Task requirements:
Reproduce, character for character, the lines below from the first through the one with "a jejich návštěvnost')". Leave pictures out.

Dataset:
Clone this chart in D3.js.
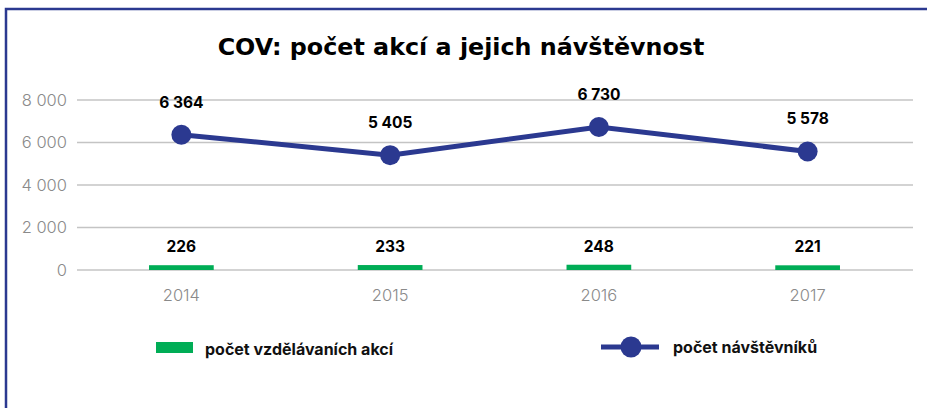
<!DOCTYPE html>
<html>
<head>
<meta charset="utf-8">
<script src="https://cdn.jsdelivr.net/npm/d3@7"></script>
<style>
  html, body { margin: 0; padding: 0; background: #fff; }
  svg { display: block; font-family: Inter, 'Noto Sans', sans-serif; }
  .grid line { stroke: #c4c4c4; stroke-width: 1.3; }
  .tick-label { fill: #8a8a8a; font-weight: 300; }
  .value { fill: #000; font-weight: 700; font-size: 15.5px; text-anchor: middle; }
  .legend text { font-weight: 700; font-size: 16px; fill: #111; }
</style>
</head>
<body>
<div id="chart"></div>
<script>
const years = ['2014', '2015', '2016', '2017']
const eventCounts = [226, 233, 248, 221]
const visitorCounts = [6364, 5405, 6730, 5578]
const yTicks = [0, 2000, 4000, 6000, 8000]

const width = 927
const height = 408
const blue = '#2b3990'
const green = '#00ad56'

const czFormat = d3.formatLocale({ decimal: ',', thousands: ' ', grouping: [3], currency: ['', ''] }).format(',d')

const svg = d3.select('#chart')
  .append('svg')
  .attr('width', width)
  .attr('height', height)

// frame (top and left edge only)
svg.append('path')
  .attr('d', `M6,${height} V9 H${width}`)
  .attr('fill', 'none')
  .attr('stroke', blue)
  .attr('stroke-width', 2.5)

svg.append('text')
  .attr('x', 461)
  .attr('y', 55)
  .attr('text-anchor', 'middle')
  .attr('font-family', "'DejaVu Sans', sans-serif")
  .attr('font-size', 23.8)
  .attr('font-weight', 700)
  .attr('fill', '#000')
  .text('COV: počet akcí a jejich návštěvnost')

const x = d3.scaleBand()
  .domain(years)
  .range([77, 912])
  .paddingInner(0.69)
  .paddingOuter(0.345)

const y = d3.scaleLinear()
  .domain([0, 8000])
  .range([270, 100])

const cx = d => x(d) + x.bandwidth() / 2

// gridlines
const grid = svg.append('g').attr('class', 'grid')
grid.selectAll('line')
  .data(yTicks)
  .join('line')
  .attr('x1', 77)
  .attr('x2', 913)
  .attr('y1', d => y(d))
  .attr('y2', d => y(d))
  .attr('stroke', d => d === 0 ? '#a8a8a8' : null)

// y axis labels
svg.append('g')
  .selectAll('text')
  .data(yTicks)
  .join('text')
  .attr('class', 'tick-label')
  .attr('x', 67)
  .attr('y', d => y(d))
  .attr('dy', '0.35em')
  .attr('text-anchor', 'end')
  .attr('font-size', 16.5)
  .text(d => czFormat(d))

// x axis labels
svg.append('g')
  .selectAll('text')
  .data(years)
  .join('text')
  .attr('class', 'tick-label')
  .attr('x', d => cx(d))
  .attr('y', 301)
  .attr('text-anchor', 'middle')
  .attr('font-size', 16.5)
  .text(d => d)

// bars: number of events
svg.append('g')
  .selectAll('rect')
  .data(years)
  .join('rect')
  .attr('x', d => x(d))
  .attr('width', x.bandwidth())
  .attr('y', (d, i) => y(eventCounts[i]))
  .attr('height', (d, i) => y(0) - y(eventCounts[i]))
  .attr('fill', green)

svg.append('g')
  .selectAll('text')
  .data(years)
  .join('text')
  .attr('class', 'value')
  .attr('x', d => cx(d))
  .attr('y', (d, i) => y(eventCounts[i]) - 13)
  .text((d, i) => czFormat(eventCounts[i]))

// line: number of visitors
const line = d3.line()
  .x((d, i) => cx(years[i]))
  .y(d => y(d))

svg.append('path')
  .datum(visitorCounts)
  .attr('d', line)
  .attr('fill', 'none')
  .attr('stroke', blue)
  .attr('stroke-width', 5)

svg.append('g')
  .selectAll('circle')
  .data(visitorCounts)
  .join('circle')
  .attr('cx', (d, i) => cx(years[i]))
  .attr('cy', d => y(d))
  .attr('r', 10)
  .attr('fill', blue)

svg.append('g')
  .selectAll('text')
  .data(visitorCounts)
  .join('text')
  .attr('class', 'value')
  .attr('x', (d, i) => cx(years[i]))
  .attr('y', d => y(d) - 27)
  .text(d => czFormat(d))

// legend
const legend = svg.append('g').attr('class', 'legend')

legend.append('rect')
  .attr('x', 156)
  .attr('y', 342)
  .attr('width', 37)
  .attr('height', 11)
  .attr('fill', green)

legend.append('text')
  .attr('x', 205)
  .attr('y', 355)
  .text('počet vzdělávaních akcí')

legend.append('line')
  .attr('x1', 601)
  .attr('x2', 659)
  .attr('y1', 347)
  .attr('y2', 347)
  .attr('stroke', blue)
  .attr('stroke-width', 5)

legend.append('circle')
  .attr('cx', 631)
  .attr('cy', 347)
  .attr('r', 10.5)
  .attr('fill', blue)

legend.append('text')
  .attr('x', 673)
  .attr('y', 353)
  .text('počet návštěvníků')
</script>
</body>
</html>
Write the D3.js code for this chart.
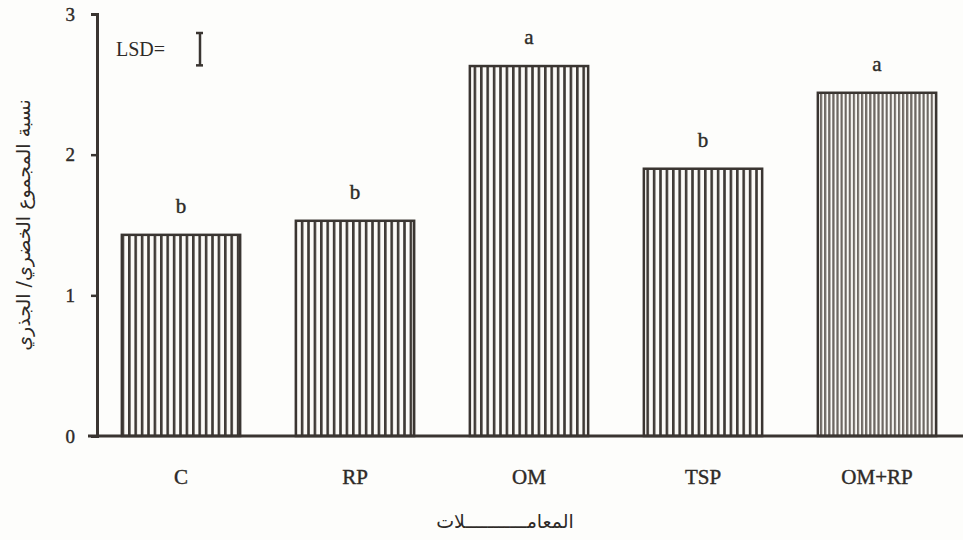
<!DOCTYPE html>
<html>
<head>
<meta charset="utf-8">
<script src="https://cdn.jsdelivr.net/npm/d3@7"></script>
<style>
  body { margin: 0; background: #fdfdfb; }
  svg { display: block; }
  text { font-family: "Liberation Serif", "DejaVu Serif", serif; fill: #2e2a27; }
</style>
</head>
<body>
<div id="chart"></div>
<script>
// treatments and shoot/root ratio
const treatments = ["C", "RP", "OM", "TSP", "OM+RP"];
const ratios = [1.43, 1.53, 2.63, 1.90, 2.44];
const letters = ["b", "b", "a", "b", "a"];
const yTicks = [0, 1, 2, 3];
const lsd = 0.23;

const width = 963;
const height = 540;
const ink = "#3a3531";

const svg = d3
  .select("#chart")
  .append("svg")
  .attr("width", width)
  .attr("height", height);

const x = d3
  .scaleBand()
  .domain(treatments)
  .range([94, 964])
  .paddingInner(0.32)
  .paddingOuter(0.16);

const y = d3.scaleLinear().domain([0, 3]).range([436, 14]);

// stripe patterns, the last bar has finer lines
const defs = svg.append("defs");
function stripes(id, step, lineW, color) {
  const p = defs
    .append("pattern")
    .attr("id", id)
    .attr("patternUnits", "userSpaceOnUse")
    .attr("width", step)
    .attr("height", 10);
  p.append("rect").attr("width", step).attr("height", 10).attr("fill", "#fbfaf7");
  p.append("rect")
    .attr("x", 0)
    .attr("width", lineW)
    .attr("height", 10)
    .attr("fill", color);
}
stripes("coarse", 6.4, 2.6, "#3f3a36");
stripes("fine", 4.1, 2.2, "#6e6863");

const bars = svg.append("g");
bars
  .selectAll("rect")
  .data(treatments)
  .join("rect")
  .attr("x", (d) => x(d))
  .attr("y", (d, i) => y(ratios[i]))
  .attr("width", x.bandwidth())
  .attr("height", (d, i) => y(0) - y(ratios[i]))
  .attr("fill", (d, i) => (i === 4 ? "url(#fine)" : "url(#coarse)"))
  .attr("stroke", ink)
  .attr("stroke-width", 2.5);

// significance letters
svg
  .append("g")
  .selectAll("text")
  .data(treatments)
  .join("text")
  .attr("x", (d) => x(d) + x.bandwidth() / 2)
  .attr("y", (d, i) => y(ratios[i]) - 22)
  .attr("text-anchor", "middle")
  .style("font-size", "21px")
  .style("stroke", "#2e2a27")
  .style("stroke-width", "0.4px")
  .text((d, i) => letters[i]);

// x axis
const xAxis = svg
  .append("g")
  .attr("transform", `translate(0,${y(0)})`)
  .call(d3.axisBottom(x).tickSize(0).tickPadding(33));
xAxis.select(".domain").remove();
xAxis
  .selectAll("text")
  .style("font-family", "Liberation Serif, serif")
  .style("font-size", "21px")
  .style("stroke", "#2e2a27")
  .style("stroke-width", "0.4px")
  .attr("fill", "#2e2a27");
svg
  .append("line")
  .attr("x1", 88)
  .attr("x2", width)
  .attr("y1", y(0))
  .attr("y2", y(0))
  .attr("stroke", ink)
  .attr("stroke-width", 3);

// y axis
const yAxis = svg
  .append("g")
  .attr("transform", "translate(97,0)")
  .call(d3.axisLeft(y).tickValues(yTicks).tickFormat(d3.format("d")).tickSize(6).tickPadding(16));
yAxis.select(".domain").attr("stroke", ink).attr("stroke-width", 3);
yAxis.selectAll(".tick line").attr("stroke", ink).attr("stroke-width", 2.5);
yAxis
  .selectAll("text")
  .style("font-family", "Liberation Serif, serif")
  .style("font-size", "19px")
  .style("stroke", "#2e2a27")
  .style("stroke-width", "0.4px")
  .attr("fill", "#2e2a27");

// LSD marker
const lsdTop = 33;
const lsdBottom = lsdTop + (y(0) - y(lsd));
svg
  .append("text")
  .attr("x", 116)
  .attr("y", 56)
  .style("font-size", "20px")
  .text("LSD=");
const lsdG = svg.append("g").attr("stroke", ink).attr("stroke-width", 2.5);
lsdG.append("line").attr("x1", 200).attr("x2", 200).attr("y1", lsdTop).attr("y2", lsdBottom);
lsdG.append("line").attr("x1", 196).attr("x2", 203).attr("y1", lsdTop).attr("y2", lsdTop);
lsdG.append("line").attr("x1", 196).attr("x2", 203).attr("y1", lsdBottom).attr("y2", lsdBottom);

// axis titles (Arabic)
svg
  .append("text")
  .attr("transform", `translate(30,${y(1.5)}) rotate(-90)`)
  .attr("text-anchor", "middle")
  .style("font-family", "DejaVu Sans, Noto Sans, sans-serif")
  .style("font-size", "19px")
  .attr("direction", "rtl")
  .text("نسبة المجموع الخضري/ الجذري");

svg
  .append("text")
  .attr("x", 505)
  .attr("y", 528)
  .attr("text-anchor", "middle")
  .style("font-family", "DejaVu Sans, Noto Sans, sans-serif")
  .style("font-size", "19px")
  .attr("direction", "rtl")
  .text("المعامـــــــــــلات");
</script>
</body>
</html>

Written solution:
Clone this chart in D3.js.
<!DOCTYPE html>
<html>
<head>
<meta charset="utf-8">
<script src="https://cdn.jsdelivr.net/npm/d3@7"></script>
<style>
  html, body { margin: 0; padding: 0; background: #fff; }
  svg { display: block; font-family: Inter, 'Noto Sans', sans-serif; }
  .grid line { stroke: #c4c4c4; stroke-width: 1.3; }
  .tick-label { fill: #8a8a8a; font-weight: 300; }
  .value { fill: #000; font-weight: 700; font-size: 15.5px; text-anchor: middle; }
  .legend text { font-weight: 700; font-size: 16px; fill: #111; }
</style>
</head>
<body>
<div id="chart"></div>
<script>
const years = ['2014', '2015', '2016', '2017']
const eventCounts = [226, 233, 248, 221]
const visitorCounts = [6364, 5405, 6730, 5578]
const yTicks = [0, 2000, 4000, 6000, 8000]

const width = 927
const height = 408
const blue = '#2b3990'
const green = '#00ad56'

const czFormat = d3.formatLocale({ decimal: ',', thousands: ' ', grouping: [3], currency: ['', ''] }).format(',d')

const svg = d3.select('#chart')
  .append('svg')
  .attr('width', width)
  .attr('height', height)

// frame (top and left edge only)
svg.append('path')
  .attr('d', `M6,${height} V9 H${width}`)
  .attr('fill', 'none')
  .attr('stroke', blue)
  .attr('stroke-width', 2.5)

svg.append('text')
  .attr('x', 461)
  .attr('y', 55)
  .attr('text-anchor', 'middle')
  .attr('font-family', "'DejaVu Sans', sans-serif")
  .attr('font-size', 23.8)
  .attr('font-weight', 700)
  .attr('fill', '#000')
  .text('COV: počet akcí a jejich návštěvnost')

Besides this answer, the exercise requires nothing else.